Think about what it would have meant to make the opposite choice. To sacrifice the mayorship. To move to Johannesburg. To plant a flag in Soweto or Tembisa or the East Rand, and spend three years genuinely trying to make the DA legible to people who have never considered voting for it. That would have been a growth choice. A genuinely uncomfortable, base-unsettling, you-might-lose-some-people choice.

He didn’t make it. And the party didn’t ask him to. Because the DA, when forced to choose, will almost always choose its comfort zone – Cape Town, the Western Cape, the existing coalition, the base – and call that comfort zone a platform for future expansion.

It may yet prove to be. But it has not been so far.

WHAT GROWTH ACTUALLY REQUIRES

The 2029 ambition – largest party in South Africa, leading the national government – is either the most exciting political project in the country or the most elaborate form of wishful thinking currently available. Whether it becomes the former depends on a question the DA has not yet answered honestly.

Growth, for this party, does not require better service delivery in the places it already governs. It does not require a younger or more diverse leadership cohort, though that helps. It does not require sharper rhetoric or a more assertive posture in the GNU.
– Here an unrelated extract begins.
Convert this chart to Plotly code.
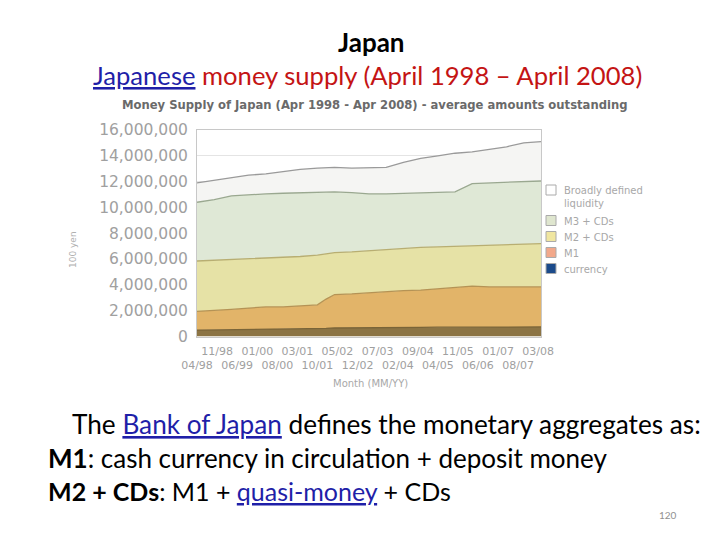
import plotly.graph_objects as go

# ---- data (units: 100 million yen) ----
dates = ["1998-04-01", "1998-10-01", "1999-04-01", "1999-10-01", "2000-04-01", "2000-10-01",
         "2001-04-01", "2001-10-01", "2002-01-01", "2002-04-01", "2002-10-01", "2003-04-01",
         "2003-10-01", "2004-04-01", "2004-10-01", "2005-04-01", "2005-10-01", "2006-04-01",
         "2006-10-01", "2007-04-01", "2007-10-01", "2008-04-01"]
currency = [500000, 510000, 520000, 540000, 560000, 570000, 580000, 600000, 630000, 660000, 680000,
            690000, 700000, 700000, 710000, 720000, 720000, 730000, 730000, 730000, 730000, 740000]
m1 = [1950000, 2000000, 2100000, 2200000, 2300000, 2300000, 2350000, 2450000, 2900000, 3250000, 3300000,
      3400000, 3500000, 3550000, 3600000, 3700000, 3800000, 3900000, 3850000, 3850000, 3850000, 3850000]
m2_cds = [5850000, 5900000, 5950000, 6000000, 6100000, 6150000, 6200000, 6300000, 6400000, 6500000, 6550000,
          6650000, 6750000, 6850000, 6900000, 6950000, 7000000, 7000000, 7050000, 7100000, 7150000, 7200000]
m3_cds = [10400000, 10600000, 10900000, 11000000, 11050000, 11100000, 11150000, 11200000, 11200000, 11200000,
          11150000, 11050000, 11050000, 11100000, 11150000, 11200000, 11200000, 11850000, 11900000, 11950000,
          12000000, 12050000]
liquidity = [11900000, 12100000, 12300000, 12500000, 12600000, 12800000, 12950000, 13050000, 13100000,
             13100000, 13050000, 13100000, 13100000, 13500000, 13800000, 14000000, 14200000, 14300000,
             14500000, 14700000, 15000000, 15100000]

tick_dates = ["1998-04-01", "1998-11-01", "1999-06-01", "2000-01-01", "2000-08-01", "2001-03-01",
              "2001-10-01", "2002-05-01", "2002-12-01", "2003-07-01", "2004-02-01", "2004-09-01",
              "2005-04-01", "2005-11-01", "2006-06-01", "2007-01-01", "2007-08-01", "2008-03-01"]
tick_labels = ["04/98", "11/98", "06/99", "01/00", "08/00", "03/01", "10/01", "05/02", "12/02",
               "07/03", "02/04", "09/04", "04/05", "11/05", "06/06", "01/07", "08/07", "03/08"]
y_ticks = [0, 2000000, 4000000, 6000000, 8000000, 10000000, 12000000, 14000000, 16000000]

series_names = ["currency", "M1", "M2 + CDs", "M3 + CDs", "Broadly defined<br>liquidity"]
fill_colors = ["#8c7444", "#e2b469", "#e6e2a6", "#dfe8d6", "#f5f5f3"]
line_colors = ["#7a6438", "#b59355", "#b8ae72", "#9aa890", "#9a9a9a"]
legend_colors = ["#1b4a8a", "#f2a88a", "#f0e6a0", "#dfe6cf", "#ffffff"]

W, H = 720, 540
OFF = 8  # page body margin of the rendered html
def px(x):
    return (x - OFF) / W
def py(y):
    return 1 - (y - OFF) / H

fig = go.Figure()
series = [currency, m1, m2_cds, m3_cds, liquidity]
for i, (name, vals) in enumerate(zip(series_names, series)):
    fig.add_trace(go.Scatter(
        x=dates, y=vals, mode="lines", name=name.replace("<br>", " "), showlegend=False,
        line=dict(color=line_colors[i], width=1.3),
        fill="tozeroy" if i == 0 else "tonexty", fillcolor=fill_colors[i],
        hoverinfo="skip"))

tick_text = [("<br>" + t) if k % 2 == 0 else t for k, t in enumerate(tick_labels)]

fig.update_layout(
    width=W, height=H, margin=dict(l=0, r=0, t=0, b=0, autoexpand=False),
    paper_bgcolor="white", plot_bgcolor="white",
    font=dict(family="DejaVu Sans", color="#999999"),
    showlegend=False,
    xaxis=dict(domain=[px(197), px(541)], type="date", automargin=False,
               range=["1998-04-01", "2008-04-01"],
               tickvals=tick_dates, ticktext=tick_text, tickangle=0,
               tickfont=dict(size=11, color="#a0a0a0"), ticklabelstandoff=4,
               showgrid=False, showline=True, linecolor="#c8c8c8", mirror=True,
               zeroline=False, fixedrange=True),
    yaxis=dict(domain=[py(336.5), py(130)], range=[0, 16000000], automargin=False,
               tickvals=y_ticks, tickformat=",d",
               tickfont=dict(size=15.5, color="#a0a0a0"), ticklabelstandoff=5,
               showgrid=True, gridcolor="#e4e4e4", gridwidth=1,
               showline=True, linecolor="#c8c8c8", mirror=True,
               zeroline=False, fixedrange=True),
)

# legend (drawn as swatches + labels, top to bottom)
legend_rows_y = [190, 220.5, 236.5, 252.5, 268.5]
for k, i in enumerate([4, 3, 2, 1, 0]):
    yc = legend_rows_y[k]
    fig.add_shape(type="rect", xref="paper", yref="paper",
                  x0=px(546), x1=px(556), y0=py(yc + 5), y1=py(yc - 5),
                  fillcolor=legend_colors[i], line=dict(color="#aaaaaa", width=1))
    fig.add_annotation(text=series_names[i], xref="paper", yref="paper",
                       x=px(562), y=py(yc - 7), xanchor="left", yanchor="top",
                       align="left", showarrow=False,
                       font=dict(size=10, color="#a8a8a8", family="DejaVu Sans"))

blue = "#1f1fa8"
ann = [
    dict(text="<b>Japan</b>", x=px(371), y=py(42), font=dict(size=26, color="black", family="Lato")),
    dict(text="<span style='color:%s'><u>Japanese</u></span> money supply (April 1998 – April 2008)" % blue,
         x=px(367), y=py(75), font=dict(size=25.6, color="#c41414", family="Lato")),
    dict(text="<b>Money Supply of Japan (Apr 1998 - Apr 2008) - average amounts outstanding</b>",
         x=px(374), y=py(105), font=dict(size=11.6, color="#6a6a6a", family="DejaVu Sans")),
    dict(text="100 yen", x=px(73), y=py(250), textangle=-90,
         font=dict(size=9, color="#b0b0b0", family="DejaVu Sans")),
    dict(text="Month (MM/YY)", x=px(370), y=py(383),
         font=dict(size=10, color="#a8a8a8", family="DejaVu Sans")),
    dict(text="The <span style='color:%s'><u>Bank of Japan</u></span> defines the monetary aggregates as:" % blue,
         x=px(70), y=py(424), xanchor="left", font=dict(size=26.2, color="black", family="Lato")),
    dict(text="<b>M1</b>: cash currency in circulation + deposit money",
         x=px(46), y=py(458), xanchor="left", font=dict(size=26, color="black", family="Lato")),
    dict(text="<b>M2 + CDs</b>: M1 + <span style='color:%s'><u>quasi-money</u></span> + CDs" % blue,
         x=px(46), y=py(491), xanchor="left", font=dict(size=25, color="black", family="Lato")),
    dict(text="120", x=px(668), y=py(515), font=dict(size=10, color="#909090", family="Lato")),
]
for a in ann:
    a.setdefault("xanchor", "center")
    a.update(xref="paper", yref="paper", showarrow=False, yanchor="middle")
    fig.add_annotation(**a)

fig.write_html("out.html")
It requires the DA to do something it has never meaningfully done: to go into communities where it is not trusted and earn that trust on those communities’ terms. Not on the DA’s terms. To talk about land not as a legal question but as a wound. To talk about unemployment not as a policy failure to be fixed by deregulation but as a lived catastrophe that structural inequality created and sustains. To acknowledge, without defensiveness, that the city it runs most beautifully is also a city where the spatial logic of apartheid remains, literally, visible from the air.

I call it Clean Audits Syndrome.

That would be growth. And it would be uncomfortable. It would unsettle parts of the base. It would require the party to hold the tension between what it believes and what the electorate it is trying to reach has experienced. It would demand of its leader not just competence but something closer to conversion: a genuine reorientation of whose reality he takes as the default.

Hill-Lewis may be capable of that. The genuine warmth is there. The intelligence is evident. The team around him – Gwarube, Sarupen, Malatsi – brings credibility the party has never had in this configuration. Perhaps the rhetoric about reaching “communities that have never considered voting for the DA” will translate into choices, not just speeches.

Great team. Do better on gender, though!

But the early signs suggest a man more comfortable defending what the DA has built than genuinely questioning why so many South Africans experience what it has built as someone else’s project.

THE BOTTOM LINE

Steenhuisen, for his many faults (and there are many), was a consolidator who understood he was consolidating. He made one genuine growth bet – the GNU – and it cost him politically within his own party, which tells you something about the DA’s instincts. Hill-Lewis is a consolidator who believes he is a grower. That gap between self-perception and structural reality is where his leadership will be tested.

The 2026 local elections will tell us something. If the DA makes serious inroads in eThekwini, in Ekurhuleni, in parts of Gauteng it has never reached before, then the growth thesis has legs. If it holds Cape Town, strengthens Tshwane, and broadly maintains its existing footprint with better optics; that is consolidation. Successful consolidation, perhaps. But not the revolution the party is promising itself.

The DA has spent thirty years learning to govern. That is not nothing: in a country where governance has been so catastrophically absent, it is actually quite a lot. But governance and legitimacy are different things. You earn the first by delivering services. You earn the second by making people feel that the project is theirs too.

Hill-Lewis can deliver services. Whether he can make the project feel like theirs….. that is the question his leadership will answer.

And on that question, the jury is not just out. It hasn’t been selected yet.